Description
There are a series of seven stormwater ponds that manage runoff generated by Kennedy Drive. The City worked with an engineer to design improvements to these ponds, so that they can treat additional runoff that currently bypasses the ponds untreated, as well as upgrading select ponds to subsurface gravel wetlands to enhance the phosphorous removal of the treatment system. Kennedy Drive Pond 3 was selected for both expansion and retrofit to a subsurface gravel wetland.
Problem
Pond 3 previously managed approximately 2.86 acres of Kennedy Drive impervious area and was originally designed to meet the WQv and overbank protection design standards. However, the existing pond was only
designed to treat the additional impervious acreage associated with the Kennedy Drive road expansion, thereby not meeting the treatment standards for the entire contributing drainage area.
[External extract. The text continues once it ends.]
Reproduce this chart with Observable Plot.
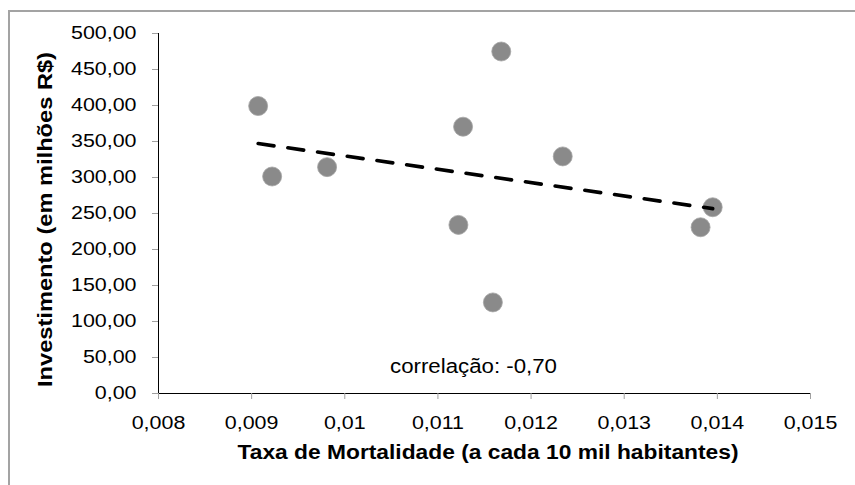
<!DOCTYPE html>
<html>
<head>
<meta charset="utf-8">
<script src="https://cdn.jsdelivr.net/npm/d3@7"></script>
<script src="https://cdn.jsdelivr.net/npm/@observablehq/plot@0.6"></script>
<style>
  html, body { margin: 0; padding: 0; background: #fff; }
  #wrap { position: relative; width: 855px; height: 485px; overflow: hidden; }
  #frame { position: absolute; left: 8px; top: 10px; width: 847px; height: 475px;
           border-top: 2px solid #a3a3a3; border-left: 2px solid #a3a3a3; box-sizing: border-box; }
  #chart { position: absolute; left: 0; top: 0; }
  #chart svg g[aria-label$="tick"] path,
  #chart svg g[aria-label$="tick"] line,
  #chart svg g[aria-label$="-axis"] path,
  #chart svg g[aria-label$="-axis"] line { stroke: #a0a0a0; }
</style>
</head>
<body>
<div id="wrap"><div id="frame"></div><div id="chart"></div></div>
<script>
// Data
const mortalidade  = [0.00907, 0.00922, 0.00981, 0.01122, 0.01127, 0.01159, 0.01168, 0.01234, 0.01382, 0.01395];
const investimento = [399.3, 301.4, 314.4, 234.2, 370.6, 126.5, 475.0, 329.3, 230.9, 258.7];
const xTicks = [0.008, 0.009, 0.010, 0.011, 0.012, 0.013, 0.014, 0.015];
const yTicks = [0, 50, 100, 150, 200, 250, 300, 350, 400, 450, 500];
const xTitle = "Taxa de Mortalidade (a cada 10 mil habitantes)";
const yTitle = "Investimento (em milhões R$)";
const note = "correlação: -0,70";

const data = mortalidade.map((m, i) => ({m, inv: investimento[i]}));
const fmtX = d => String(+d.toFixed(3)).replace(".", ",");
const fmtY = d => d3.format(".2f")(d).replace(".", ",");

const chart = Plot.plot({
  width: 855, height: 485,
  marginLeft: 158, marginRight: 45, marginTop: 33, marginBottom: 92,
  style: {fontFamily: "'Liberation Sans', Arial, sans-serif", fontSize: "18px", color: "#000", background: "transparent"},
  x: {domain: [xTicks[0], xTicks[xTicks.length - 1]], ticks: xTicks, tickFormat: fmtX,
      tickSize: 6, tickPadding: 17, line: true, label: null},
  y: {domain: [yTicks[0], yTicks[yTicks.length - 1]], ticks: yTicks, tickFormat: fmtY,
      tickSize: 6, tickPadding: 16, line: true, label: null},
  marks: [
    Plot.dot(data, {x: "m", y: "inv", r: 9.5, fill: "#8a8a8a", stroke: "#a5a5a5", strokeWidth: 0.8}),
    Plot.linearRegressionY(data, {x: "m", y: "inv", ci: 0, stroke: "#000", strokeWidth: 3.6,
      strokeDasharray: "16,14"}),
    Plot.text([note], {text: d => d, frameAnchor: "bottom", textAnchor: "middle", lineAnchor: "middle",
      dx: -11, dy: -27, fontSize: 20, fill: "#000"}),
    Plot.text([xTitle], {text: d => d, frameAnchor: "bottom", textAnchor: "middle", lineAnchor: "middle",
      dx: 3.5, dy: 59.5, fontSize: 19.5, fontWeight: "bold", fill: "#000"}),
    Plot.text([yTitle], {text: d => d, frameAnchor: "left", textAnchor: "middle", lineAnchor: "middle",
      dx: -113, dy: 6, rotate: -90, fontSize: 19.5, fontWeight: "bold", fill: "#000"})
  ]
});
document.getElementById("chart").appendChild(chart);

// widen glyphs horizontally to match the reference's wider typeface
d3.select(chart).selectAll("text").each(function() {
  const t = this.textContent;
  let len;
  const nat = this.getComputedTextLength();
  if (t === xTitle) len = 501;
  else if (t === yTitle) len = 335;
  else if (t === note) len = 167;
  else len = nat * 1.19;
  if (nat > 0) {
    this.setAttribute("textLength", len);
    this.setAttribute("lengthAdjust", "spacingAndGlyphs");
  }
});
</script>
</body>
</html>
Additionally, there is currently untreated stormwater runoff generated from a 4.26 acre drainage area that bypasses the pond by way of a culvert that passes under Pond 3’s access drive. This project captured the additional area, as well as expanded and retrofit the pond into a subsurface gravel wetland to provide Water Quality and Channel Protection treatment for the existing and expanded drainage area.
This project was identified as part of the Potash Brook Flow Restoration Plan (FRP), prepared by the City of South Burlington, in an effort to reduce flows to the impaired Potash Brook and improve water quality in the Lake Champlain drainage area.
Benefit
Based on HydroCAD modeling conducted by the consultant, the project could reduce the peak flow of the 1-year, 24-hour storm event by 50%, from 2.75 cubic feet per second (cfs) to 1.37 cfs.
Funding
On November 6, 2018 voters approved a ballot item related to reconstruction of the Kennedy Drive Stormwater Detention Pond 3. All construction costs were provided by the State of Vermont under the Green Stormwater Sponsorship Pilot Program.
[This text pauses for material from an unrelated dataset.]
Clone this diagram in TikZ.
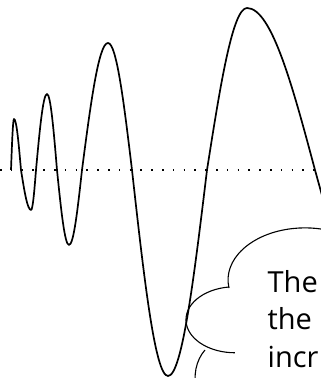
\documentclass[tikz,border=0pt]{standalone}
\usepackage{fontspec}
\newfontfamily\notefont{Open Sans}
\usepackage{xcolor}
\definecolor{Ink}{HTML}{000000}

\begin{document}
\begin{tikzpicture}[x=1bp,y=1bp,
  wave/.style={draw=Ink,line width=1.7bp,line join=round},
  axisline/.style={draw=Ink,line width=1.6bp,dash pattern=on 1.6bp off 9.2bp},
  puff/.style={draw=Ink,line width=1.1bp},
  note/.style={anchor=north west,inner sep=0pt,align=left,text=Ink,
    font=\notefont\fontsize{29bp}{37.5bp}\selectfont}]
  \useasboundingbox (0,0) rectangle (321,-378);
  \clip (0,0) rectangle (321,-378);
  % axis
  \coordinate (axl) at (0,-170);
  \coordinate (axr) at (321,-170);
  \draw[axisline] (axl) -- (axr);
  % the wave, quarter by quarter
  \coordinate (w0) at (11,-170);
  \draw[wave] (w0) sin (14,-119) cos (21,-170) sin (31,-210) cos (36,-170)
    sin (47,-94) cos (57,-170) sin (69,-245) cos (82,-170)
    sin (108,-43) cos (132,-170) sin (168,-376) cos (207,-170)
    sin (247,-8) cos (315,-170) sin (415,-400);
  % the cloud, cut by the frame
  \draw[puff] (229,-288) arc[start angle=189,end angle=30,x radius=77bp,y radius=52bp];
  \draw[puff] (229,-287) arc[start angle=97,end angle=270,x radius=49bp,y radius=33bp];
  \draw[puff] (205,-350) arc[start angle=132,end angle=200,x radius=30bp,y radius=37.5bp];
  \node[note] (remark) at (267.5,-270) {The\\the\\incr};
\end{tikzpicture}
\end{document}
The State of Vermont’s Green Stormwater Sponsorship Pilot Program provides principal loan forgiveness to incentivize green stormwater projects. Under this pilot program, an applicant pairs a traditional treatment works project (e.g. a wastewater treatment facility upgrade or pump station upgrade) with a green stormwater project. Upon final completion of the projects, the green stormwater project debt is then forgiven in its entirety. The City paired the Kennedy Drive pond 3 reconstruction with the Hadley Road Pump Station project. This pairing allows the City to access full loan forgiveness for the Kennedy Drive pond 3 project.
Timeline
The project was constructed in the 2019.